# Written problem
Keep every line where the word "diagram" appears; drop the rest.

# Material for the task
=-=-=-=-=

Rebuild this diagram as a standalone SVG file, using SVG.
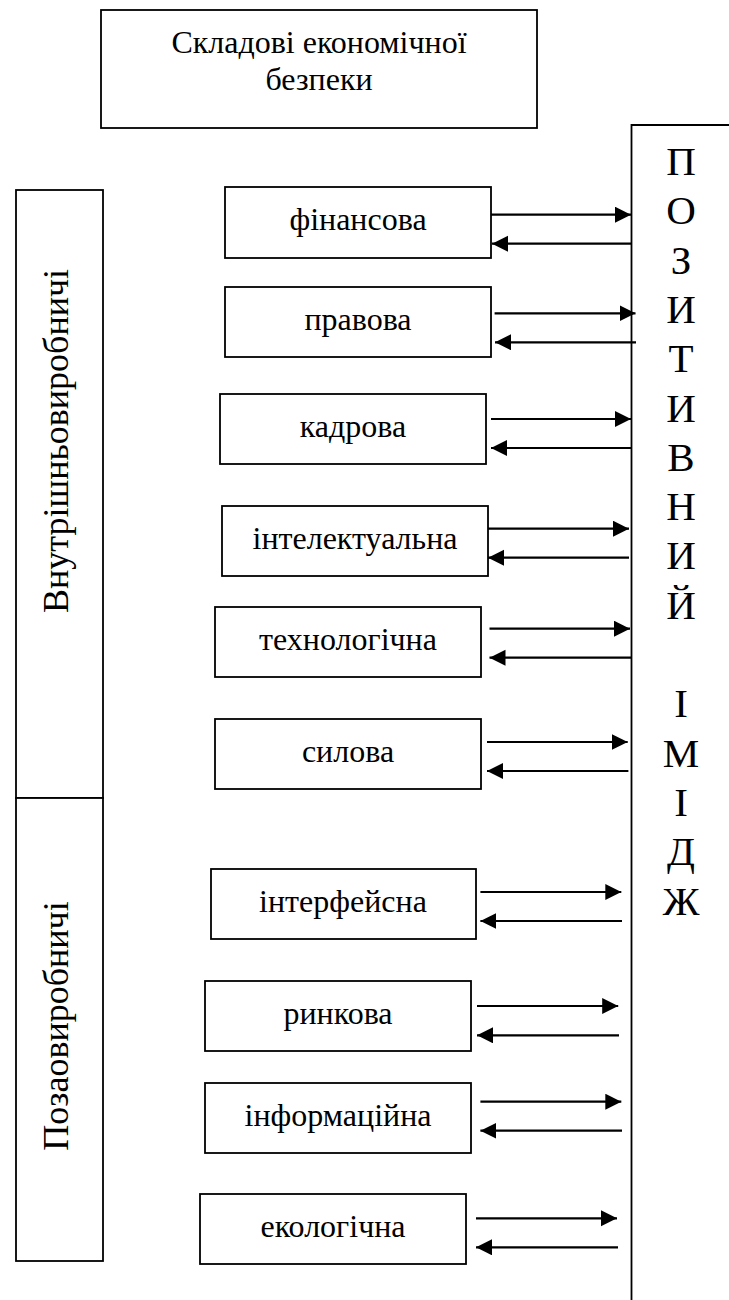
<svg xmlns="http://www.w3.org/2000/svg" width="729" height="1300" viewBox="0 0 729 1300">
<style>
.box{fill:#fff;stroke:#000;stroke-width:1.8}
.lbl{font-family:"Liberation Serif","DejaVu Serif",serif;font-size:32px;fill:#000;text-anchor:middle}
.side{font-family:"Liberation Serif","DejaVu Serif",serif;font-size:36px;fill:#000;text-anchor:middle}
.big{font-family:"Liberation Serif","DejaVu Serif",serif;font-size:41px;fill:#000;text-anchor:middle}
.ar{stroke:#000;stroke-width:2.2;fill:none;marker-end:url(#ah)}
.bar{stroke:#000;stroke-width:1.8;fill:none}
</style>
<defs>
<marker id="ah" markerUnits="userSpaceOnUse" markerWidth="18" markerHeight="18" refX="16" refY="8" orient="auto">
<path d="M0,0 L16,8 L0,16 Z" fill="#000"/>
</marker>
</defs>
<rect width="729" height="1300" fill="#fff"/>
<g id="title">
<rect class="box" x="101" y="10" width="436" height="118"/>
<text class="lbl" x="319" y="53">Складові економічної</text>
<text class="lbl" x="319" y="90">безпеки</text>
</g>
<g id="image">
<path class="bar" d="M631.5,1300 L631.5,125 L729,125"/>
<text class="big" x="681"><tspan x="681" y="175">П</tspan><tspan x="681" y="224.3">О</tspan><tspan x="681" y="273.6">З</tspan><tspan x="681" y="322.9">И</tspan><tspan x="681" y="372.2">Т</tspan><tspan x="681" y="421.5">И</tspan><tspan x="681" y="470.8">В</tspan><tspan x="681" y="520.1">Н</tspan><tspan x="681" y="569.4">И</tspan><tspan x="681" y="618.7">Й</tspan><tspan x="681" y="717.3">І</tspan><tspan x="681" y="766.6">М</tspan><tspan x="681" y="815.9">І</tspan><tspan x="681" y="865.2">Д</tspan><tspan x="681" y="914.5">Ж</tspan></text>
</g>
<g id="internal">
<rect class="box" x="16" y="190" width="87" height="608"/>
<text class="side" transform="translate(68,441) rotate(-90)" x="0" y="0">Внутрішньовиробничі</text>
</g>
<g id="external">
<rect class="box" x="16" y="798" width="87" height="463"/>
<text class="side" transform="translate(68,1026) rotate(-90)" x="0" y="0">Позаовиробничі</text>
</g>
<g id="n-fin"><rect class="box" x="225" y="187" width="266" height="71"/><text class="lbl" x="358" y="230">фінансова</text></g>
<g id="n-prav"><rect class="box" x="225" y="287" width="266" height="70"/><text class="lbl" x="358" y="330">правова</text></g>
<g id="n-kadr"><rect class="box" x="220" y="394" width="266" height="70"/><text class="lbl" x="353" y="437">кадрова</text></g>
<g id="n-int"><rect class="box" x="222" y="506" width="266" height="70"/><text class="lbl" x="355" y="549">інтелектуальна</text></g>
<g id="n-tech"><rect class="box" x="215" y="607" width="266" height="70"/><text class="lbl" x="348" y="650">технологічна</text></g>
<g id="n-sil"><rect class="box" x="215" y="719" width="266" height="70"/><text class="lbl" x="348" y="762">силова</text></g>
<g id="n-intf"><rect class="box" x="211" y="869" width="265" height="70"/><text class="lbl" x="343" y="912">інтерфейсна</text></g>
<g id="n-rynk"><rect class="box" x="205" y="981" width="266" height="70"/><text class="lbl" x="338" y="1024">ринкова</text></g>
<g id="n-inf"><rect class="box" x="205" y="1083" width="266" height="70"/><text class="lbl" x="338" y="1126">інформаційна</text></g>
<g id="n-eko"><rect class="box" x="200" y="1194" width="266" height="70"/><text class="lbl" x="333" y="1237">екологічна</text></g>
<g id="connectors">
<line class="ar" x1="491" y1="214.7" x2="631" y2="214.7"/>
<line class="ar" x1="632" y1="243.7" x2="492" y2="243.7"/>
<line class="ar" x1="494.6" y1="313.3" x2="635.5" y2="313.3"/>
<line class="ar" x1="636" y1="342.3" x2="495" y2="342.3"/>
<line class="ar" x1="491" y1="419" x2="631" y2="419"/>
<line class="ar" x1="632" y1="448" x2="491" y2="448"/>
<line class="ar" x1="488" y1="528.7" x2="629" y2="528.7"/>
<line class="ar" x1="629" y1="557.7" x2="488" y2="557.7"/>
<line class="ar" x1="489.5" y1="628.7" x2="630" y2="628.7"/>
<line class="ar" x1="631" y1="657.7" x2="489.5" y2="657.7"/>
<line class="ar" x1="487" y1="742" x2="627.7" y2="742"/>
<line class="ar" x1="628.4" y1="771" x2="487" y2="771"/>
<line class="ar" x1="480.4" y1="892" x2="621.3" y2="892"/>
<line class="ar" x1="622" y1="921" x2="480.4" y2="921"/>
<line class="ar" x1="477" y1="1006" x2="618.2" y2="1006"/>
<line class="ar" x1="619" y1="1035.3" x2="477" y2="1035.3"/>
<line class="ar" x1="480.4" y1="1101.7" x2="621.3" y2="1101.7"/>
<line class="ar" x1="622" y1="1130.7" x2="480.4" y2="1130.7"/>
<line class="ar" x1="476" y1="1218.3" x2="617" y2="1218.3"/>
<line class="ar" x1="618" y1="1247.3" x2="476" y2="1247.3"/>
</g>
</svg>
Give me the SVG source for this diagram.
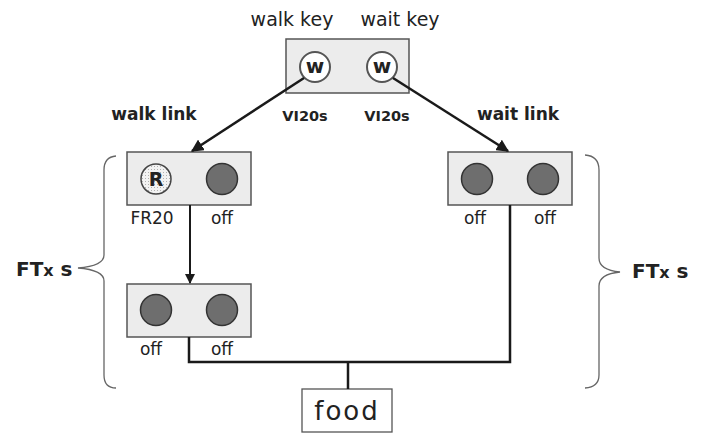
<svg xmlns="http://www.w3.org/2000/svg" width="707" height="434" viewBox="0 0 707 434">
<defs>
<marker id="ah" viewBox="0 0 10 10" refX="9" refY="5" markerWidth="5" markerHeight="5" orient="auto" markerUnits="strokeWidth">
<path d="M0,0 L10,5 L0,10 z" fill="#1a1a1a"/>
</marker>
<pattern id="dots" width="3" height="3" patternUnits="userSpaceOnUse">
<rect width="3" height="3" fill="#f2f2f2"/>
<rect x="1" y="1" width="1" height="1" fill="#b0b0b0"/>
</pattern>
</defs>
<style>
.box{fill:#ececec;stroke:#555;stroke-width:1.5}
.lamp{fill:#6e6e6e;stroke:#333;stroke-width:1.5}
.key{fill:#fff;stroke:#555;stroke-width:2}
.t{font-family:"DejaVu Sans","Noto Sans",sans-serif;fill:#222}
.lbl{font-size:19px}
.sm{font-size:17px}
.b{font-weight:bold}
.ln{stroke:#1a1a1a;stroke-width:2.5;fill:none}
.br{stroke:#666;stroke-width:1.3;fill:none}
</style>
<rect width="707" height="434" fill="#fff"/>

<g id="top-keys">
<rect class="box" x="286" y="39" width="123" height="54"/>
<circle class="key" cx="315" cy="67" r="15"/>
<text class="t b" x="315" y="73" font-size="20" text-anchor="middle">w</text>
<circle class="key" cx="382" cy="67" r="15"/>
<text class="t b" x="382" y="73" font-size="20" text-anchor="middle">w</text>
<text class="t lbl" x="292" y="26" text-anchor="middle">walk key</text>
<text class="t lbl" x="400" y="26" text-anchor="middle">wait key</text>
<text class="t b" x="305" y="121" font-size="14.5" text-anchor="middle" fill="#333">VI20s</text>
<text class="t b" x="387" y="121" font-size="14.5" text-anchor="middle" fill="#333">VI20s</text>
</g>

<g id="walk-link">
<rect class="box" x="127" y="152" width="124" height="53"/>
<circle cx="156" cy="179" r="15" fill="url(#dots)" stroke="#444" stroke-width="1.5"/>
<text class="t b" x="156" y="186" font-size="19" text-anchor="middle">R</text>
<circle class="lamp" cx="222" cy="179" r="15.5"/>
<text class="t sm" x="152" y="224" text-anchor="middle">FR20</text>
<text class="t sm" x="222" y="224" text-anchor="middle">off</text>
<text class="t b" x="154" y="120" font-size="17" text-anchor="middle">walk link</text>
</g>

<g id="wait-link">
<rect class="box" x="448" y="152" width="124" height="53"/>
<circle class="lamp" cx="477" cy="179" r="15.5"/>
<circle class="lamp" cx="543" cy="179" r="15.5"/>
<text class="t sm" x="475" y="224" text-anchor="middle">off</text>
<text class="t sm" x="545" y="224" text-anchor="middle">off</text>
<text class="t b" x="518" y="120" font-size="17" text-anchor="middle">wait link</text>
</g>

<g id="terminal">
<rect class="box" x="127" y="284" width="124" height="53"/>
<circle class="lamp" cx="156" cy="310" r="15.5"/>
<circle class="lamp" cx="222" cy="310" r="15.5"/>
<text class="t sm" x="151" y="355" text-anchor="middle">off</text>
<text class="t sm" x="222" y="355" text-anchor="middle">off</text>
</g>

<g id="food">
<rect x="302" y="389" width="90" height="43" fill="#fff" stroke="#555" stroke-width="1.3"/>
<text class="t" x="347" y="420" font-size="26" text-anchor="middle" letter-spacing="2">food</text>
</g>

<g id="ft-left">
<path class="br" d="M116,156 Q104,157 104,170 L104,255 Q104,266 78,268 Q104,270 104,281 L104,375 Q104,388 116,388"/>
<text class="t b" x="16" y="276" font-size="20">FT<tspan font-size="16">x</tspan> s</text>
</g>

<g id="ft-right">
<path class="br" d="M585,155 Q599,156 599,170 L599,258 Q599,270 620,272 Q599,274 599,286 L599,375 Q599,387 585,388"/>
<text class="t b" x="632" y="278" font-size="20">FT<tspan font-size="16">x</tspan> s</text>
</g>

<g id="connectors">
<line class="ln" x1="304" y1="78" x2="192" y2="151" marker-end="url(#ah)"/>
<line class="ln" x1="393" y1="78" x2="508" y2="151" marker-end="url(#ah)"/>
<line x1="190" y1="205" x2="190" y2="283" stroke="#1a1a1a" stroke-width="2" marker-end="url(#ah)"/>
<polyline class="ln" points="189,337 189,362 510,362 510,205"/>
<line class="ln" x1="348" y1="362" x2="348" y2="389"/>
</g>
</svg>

=-=-=-=-=

# Response to this task
Rebuild this diagram as a standalone SVG file, using SVG.
Give me the SVG source for this diagram.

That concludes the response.